Inglesham Lock

2017

2017 marked Kescrg’s 40th anniversary, and we thought that focussing our attention on Inglesham for a large part of the year would be an appropriate tribute to all the volunteers and restoration sites who had gone before us.

So we kicked off the season with a massive long late-May bank-holiday 5-day weekend dig and party celebration. The Navvies report of this weekend is included below, but over the dig 50 or so volunteers had a huge impact on the site, transporting bricks and blocks to site to support the 6 WRG camps planned for the summer season; crushing a huge number of bricks that had come out of the chamber clearance and wall demolition to form backfill for the newly built wall; progressing the wall rebuild, and excavating the second half of the southern wall down to the waterline ready for rebuilding over the summer.

We then returned a couple of weeks later for our June weekend, and continued with preparation for the second half of the southern wall, cleaning up the stone pavement found at water level behind the old wall which forms the base for the new block wall, and removing and replacing blown brickwork below the waterline on this section. We also cut out the brickwork for the new ladder recess which was to be set into the lock as it was rebuilt, and continued the rebuild of the wall between the bridge and the lower gate recess.

Our next visit was to run the fourth week of six WRG Summer camps in early August. The first three weeks had moved the site on considerably, with the wall between bridge and gate recess fully rebuilt complete with coping stones, the lower gate recess demolished, and the first half of the southern wall up to coping level, not to mention progress around the northern upper wing wall, gate recess, paddle hole and spill weir culvert.

Our work was to continue the Southern wall rebuild, and to work on the dry-stone retaining walls of the spill weir. We also set the coping stones on the northern wall between the bridge and lower gate recess. As part of the wall rebuild, we had to cast a new quoin stone for the lower gate recess to replace an original stone which was too badly eroded to reuse. This process involves casting a block with a face of sharp-sand mortar bound into a concrete core. Once dry but still green, the shuttering is removed and the face is weathered with wire brushes and scutch hammers to give a pretty realistic stone effect.

We then returned for our September dig, to find the remaining WRG camps had completed the brickwork to coping level along the whole of the southern wall, including rebuilding the lower gate recess, and had set the coping stones from the ladder recess onwards. Our task was to haunch behind the coping stones with a concrete fillet and to continue backfilling behind the wall, while preparing the rest of the wall for coping stones. By the end of the weekend, we had set the quoin coping stone of the gate recess and positioned the rest of the coping stones for setting in October.

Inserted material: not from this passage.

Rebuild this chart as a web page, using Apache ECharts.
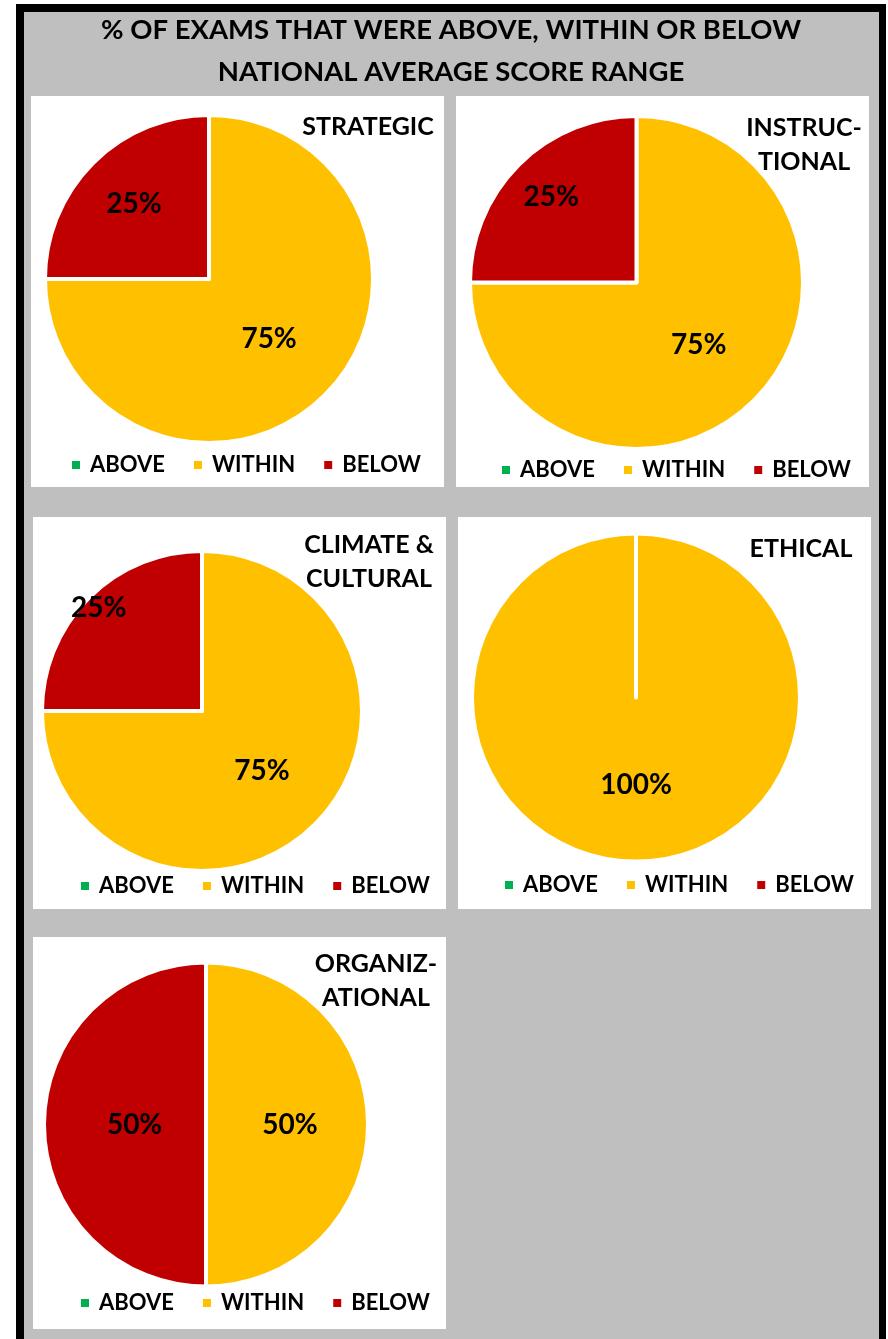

Our fifth and final visit to Inglesam in 2017 was our October dig weekend. The goal for the weekend was to complete the coping stones for the Southern wall, including the gate recess, and casting the new U-shaped coping stone for the ladder recess and one further replacement stone to complete the wall. Since the ‘stones’ need to be cast on one day, then faced on the next, it was imperative that the two new coping stones were cast on the Saturday, and given the complex shape of the ladder recess, this required some swift thinking and planning on Saturday morning to get the shuttering designed and put together ready to cast the stone in the afternoon.

By the end of the weekend, the Southern wall was complete all the way from the bridge to just short of the upper gate hinge. The upper gate hinge quoin coping stone was a datum for the survey of the site, and though it needed rebuilding, it and the last 15 feet or so of the chamber had to be left until the rest of the lock rebuild had been completed in order to preserve the datum point.